Search code examples
pythonlistdictionaryfor-loop

Python function to find the highest frequency number


I'm working on a Python function that is supposed to return the number with the highest frequency in an array. In cases where two numbers or more have the same frequency, it should return the larger number.

However, I'm facing an issue with my current implementation.

def highest_rank(arr):
    count_num = {}
    for i in arr:
        if i not in count_num:
            count_num[i] = 0
        else:
            count_num[i] = arr.count(i)
    return max(count_num, key=count_num.get)

In the this example [9, 48, 1, 8, 44, 45, 32] , I expect the function to return 48 but it return 9


Solution

  • This is a very fast solution that finds the correct result (as tested with a few different inputs)

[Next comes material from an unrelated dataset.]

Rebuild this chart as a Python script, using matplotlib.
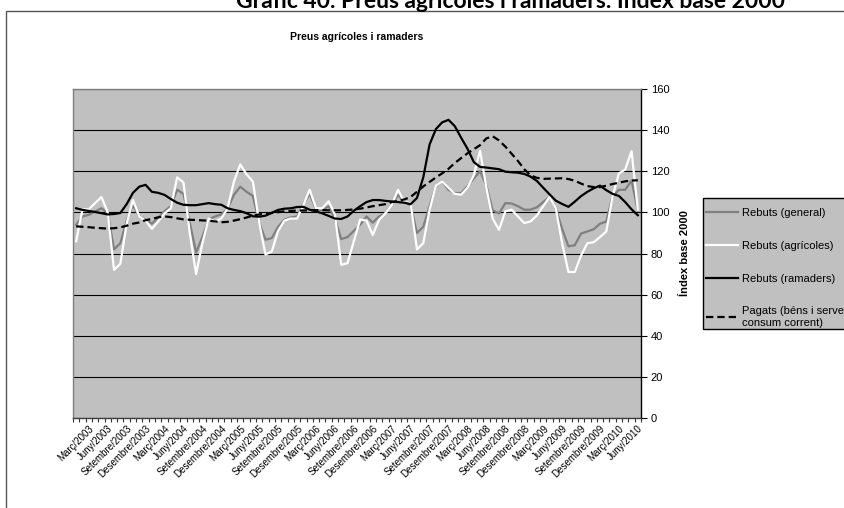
import matplotlib
matplotlib.use("Agg")
import matplotlib.pyplot as plt
from matplotlib.patches import Rectangle
from matplotlib.ticker import MultipleLocator, FixedLocator, FixedFormatter

plt.rcParams['font.family'] = ['Liberation Sans', 'DejaVu Sans']

tick_labels = [
    "Març/2003", "Juny/2003", "Setembre/2003", "Desembre/2003",
    "Març/2004", "Juny/2004", "Setembre/2004", "Desembre/2004",
    "Març/2005", "Juny/2005", "Setembre/2005", "Desembre/2005",
    "Març/2006", "Juny/2006", "Setembre/2006", "Desembre/2006",
    "Març/2007", "Juny/2007", "Setembre/2007", "Desembre/2007",
    "Març/2008", "Juny/2008", "Setembre/2008", "Desembre/2008",
    "Març/2009", "Juny/2009", "Setembre/2009", "Desembre/2009",
    "Març/2010", "Juny/2010",
]

# monthly values, Jan 2003 .. Jun 2010
general = [94, 98, 98.8, 100.5, 102, 99.7, 82, 85, 96, 103.5,
           98, 96.5, 94.5, 97.5, 100.5, 103, 111, 109, 95, 80.5,
           88, 96.5, 98, 99, 102, 108.5, 112.5, 110, 108, 95,
           86.7, 87.5, 93, 96.5, 97.5, 98, 104, 109, 101.5, 101,
           103, 97, 87, 88, 91, 94, 98, 95, 98, 99.7,
           103.5, 108.5, 105, 103.5, 90, 93, 103, 112.7, 115, 111,
           109.4, 109.4, 112.7, 116.5, 120, 113, 101, 99.5, 104.5, 104.3,
           103, 101.3, 101.3, 102.5, 105, 107.5, 102, 92, 83.5, 84,
           89.7, 90.7, 91.8, 94.5, 95.5, 107.8, 111, 111, 115.5, 101]

agricoles = [86, 101.5, 101.5, 104.5, 107.5, 100, 72, 75, 94.5, 106,
             98, 96, 92, 95.6, 99.5, 102, 117, 114.6, 90, 70,
             85, 97, 95.5, 97, 102, 115, 123.3, 118.5, 115, 95,
             79.5, 81, 91, 96, 97, 97, 103.5, 111, 102, 102,
             105.4, 99, 74.5, 75.3, 86, 96.5, 96, 89, 96.4, 99.5,
             103.5, 111, 105, 104.5, 82, 85, 101.3, 113, 115, 112,
             109, 108.6, 112, 118, 130, 112, 97, 91.5, 100.5, 101.3,
             98, 94.8, 95.6, 98.5, 103, 107.5, 102, 85, 71, 71,
             79, 85, 85.5, 88, 90.7, 107.8, 119, 120.8, 129.8, 101.3]

ramaders = [102, 101.2, 100.7, 100.2, 99.6, 99, 99.2, 99.7, 104, 109.5,
            112.5, 113.4, 110, 109.5, 108.5, 106.5, 104.7, 103.7, 103.5, 103.5,
            104, 104.5, 104, 103.7, 102, 101.2, 100.6, 99.6, 98.1, 97.9,
            98.4, 99.8, 101.2, 101.8, 102, 102.6, 102.7, 101.3, 100.5, 99.5,
            98.3, 97, 96.8, 98, 100.8, 103, 105, 106, 106, 105.6,
            105.3, 105, 104.7, 104, 107, 117, 133, 140.5, 143.8, 145,
            141.9, 136.3, 131, 124.5, 122.1, 121.8, 121.4, 121, 119.8, 119.5,
            119.3, 118.7, 117.4, 115.3, 112, 108.8, 105.7, 104.1, 102.7, 105.2,
            107.9, 110, 111.7, 113, 110.8, 109, 108, 105, 101.5, 98.6]

pagats = [93.2, 93, 92.8, 92.5, 92.3, 92.1, 92.3, 92.7, 93.5, 94.5,
          95.1, 96.2, 96.8, 97.6, 98, 97.7, 97.1, 96.6, 96.4, 96.3,
          96.1, 96, 95.6, 95.2, 95.4, 96, 96.7, 97.5, 98.4, 99,
          99.4, 99.7, 100.1, 100.5, 100.7, 100.9, 100.9, 101, 101.1, 101.1,
          101, 101, 101, 101.2, 101.4, 101.8, 102.4, 103, 103.5, 104,
          105, 105.6, 106.3, 107.5, 110, 112.6, 114.8, 117, 119, 121.2,
          124, 126.4, 128.7, 130.7, 132.7, 136, 137, 135, 132, 128.5,
          125, 121, 118, 116.8, 116.3, 116.4, 116.5, 116.6, 116.2, 115.4,
          114, 112.8, 112.3, 112.3, 113, 113.8, 114.4, 115.1, 115.5, 115.6]

legend_labels = ["Rebuts (general)", "Rebuts (agrícoles)", "Rebuts (ramaders)",
                 "Pagats (béns i serveis de\nconsum corrent)"]

W, H = 845, 508
fig = plt.figure(figsize=(W / 100, H / 100), dpi=100)
fig.patch.set_facecolor('white')

# outer chart frame
fig.patches.append(Rectangle((6 / W, -0.1), 1.2, (H - 11) / H + 0.1,
                             transform=fig.transFigure, fill=False,
                             edgecolor='#555555', linewidth=1.0, zorder=0))

fig.text(511 / W, 1.0 + 1 / H, "Gràfic 40. Preus agrícoles i ramaders. Índex base 2000",
         ha='center', va='center', fontsize=16.5, fontweight='bold',
         family=['Lato', 'DejaVu Sans'])

ax = fig.add_axes([73 / W, (H - 418) / H, (641 - 73) / W, (418 - 89) / H])
ax.set_facecolor('#C0C0C0')

x = list(range(len(general)))
ax.plot(x, general, color='#808080', lw=1.6, label=legend_labels[0], zorder=3)
ax.plot(x, agricoles, color='white', lw=1.6, label=legend_labels[1], zorder=4)
ax.plot(x, ramaders, color='black', lw=1.6, label=legend_labels[2], zorder=5)
ax.plot(x, pagats, color='black', lw=1.6, ls=(0, (3.3, 1.8)),
        label=legend_labels[3], zorder=5)

ax.set_xlim(-0.5, len(general) - 0.5)
ax.set_ylim(0, 160)

ax.yaxis.tick_right()
ax.yaxis.set_label_position('right')
ax.yaxis.set_major_locator(MultipleLocator(20))
ax.grid(axis='y', color='black', lw=0.8, zorder=1)
ax.set_axisbelow(True)
ax.tick_params(axis='y', which='major', direction='out', length=4, width=0.8,
               labelsize=8, pad=3, color='black')
ax.set_ylabel("Índex base 2000", fontsize=8, fontweight='bold', labelpad=8)

label_pos = [2 + 3 * k for k in range(len(tick_labels))]
ax.xaxis.set_major_locator(FixedLocator(label_pos))
ax.xaxis.set_major_formatter(FixedFormatter(tick_labels))
ax.xaxis.set_minor_locator(FixedLocator([k - 0.5 for k in range(len(general) + 1)]))
ax.tick_params(axis='x', which='major', length=0, labelsize=7, pad=4)
ax.tick_params(axis='x', which='minor', length=3, width=0.8, direction='out', color='#333333')
for lab in ax.get_xticklabels():
    lab.set_rotation(45)
    lab.set_ha('right')
    lab.set_rotation_mode('anchor')

for side in ['top', 'left']:
    ax.spines[side].set_color('#808080')
    ax.spines[side].set_linewidth(1.0)
ax.spines['right'].set_color('black')
ax.spines['right'].set_linewidth(1.0)
ax.spines['bottom'].set_color('#404040')
ax.spines['bottom'].set_linewidth(1.0)

fig.text(357 / W, 1 - 37 / H, "Preus agrícoles i ramaders", ha='center', va='center',
         fontsize=7.5, fontweight='bold')

# legend box (drawn explicitly, it runs past the right edge like the reference)
fig.patches.append(Rectangle((703 / W, (H - 329) / H), 0.3, 131 / H,
                             transform=fig.transFigure, facecolor='#C0C0C0',
                             edgecolor='black', linewidth=1.0, zorder=1))
leg = fig.legend(loc='upper left', bbox_to_anchor=(706 / W, (H - 208) / H),
                 fontsize=8, frameon=False, handlelength=2.9,
                 labelspacing=2.05, borderpad=0.0, borderaxespad=0.0,
                 handletextpad=0.35)
leg.set_zorder(2)

fig.savefig("out.png", dpi=100)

    from collections import defaultdict
    
    def highest_rank(arr):
        count = defaultdict(int)
        highest_rank = 0
        for num in arr:
            cnt = count[num]+1
            count[num]=cnt
            highest_rank_cnt = count[highest_rank]
            if cnt > highest_rank_cnt or (cnt == highest_rank_cnt and num > highest_rank):
                highest_rank = num
        return highest_rank
                
    print(highest_rank([9, 48, 1, 8, 44, 45, 32])) # Prints 48 as expected
    

    A quick comparison between my method and your solution (applied the fix from accepted solution):

    import numpy as np
    from collections import defaultdict
    
    def highest_rank(arr):
        count = defaultdict(int)
        highest_rank = 0
        highest_rank_cnt = 0
        for num in arr:
            cnt = count[num]+1
            count[num]=cnt
            if cnt > highest_rank_cnt or (cnt == highest_rank_cnt and num > highest_rank):
                highest_rank = num
                highest_rank_cnt = cnt
        return highest_rank
                
    def highest_rank_slow(arr):
        count_num = {}
        for i in arr:
            if i not in count_num:
                count_num[i] = 0
            else:
                count_num[i] = arr.count(i)
        return max(count_num,key=lambda x:(count_num.get(x),x))
    
    nums = list(np.random.randint(0,1000,10_000))
    %timeit highest_rank(nums)          # 2.97 ms ± 393 µs per loop (mean ± std. dev. of 7 runs, 100 loops each)
    %timeit highest_rank_slow(nums)     # 1.56 s ± 52.1 ms per loop (mean ± std. dev. of 7 runs, 1 loop each)
    

    In fact, my approach can do this for a million numbers in roughy 230ms which is still faster than your solution for 10K numbers since .count() is REPEATEDLY looping through the list instead of counting in one go.

    Edit:

    If you don't want to use the built-in defaultdict, you can simply use your if num not in count trick:

    def highest_rank_no_defaultdict(arr):
        count = {}
        highest_rank = 0
        highest_rank_cnt = 0
        for num in arr:
            if num not in count:
                cnt=1
            else:
                cnt = count[num]+1
            count[num]=cnt
            if cnt > highest_rank_cnt or (cnt == highest_rank_cnt and num > highest_rank):
                highest_rank = num
                highest_rank_cnt = cnt
        return highest_rank
    

    this is both more verbose and a bit slower than using defaultdict so unless you absolutely need to, stick with defaultdict.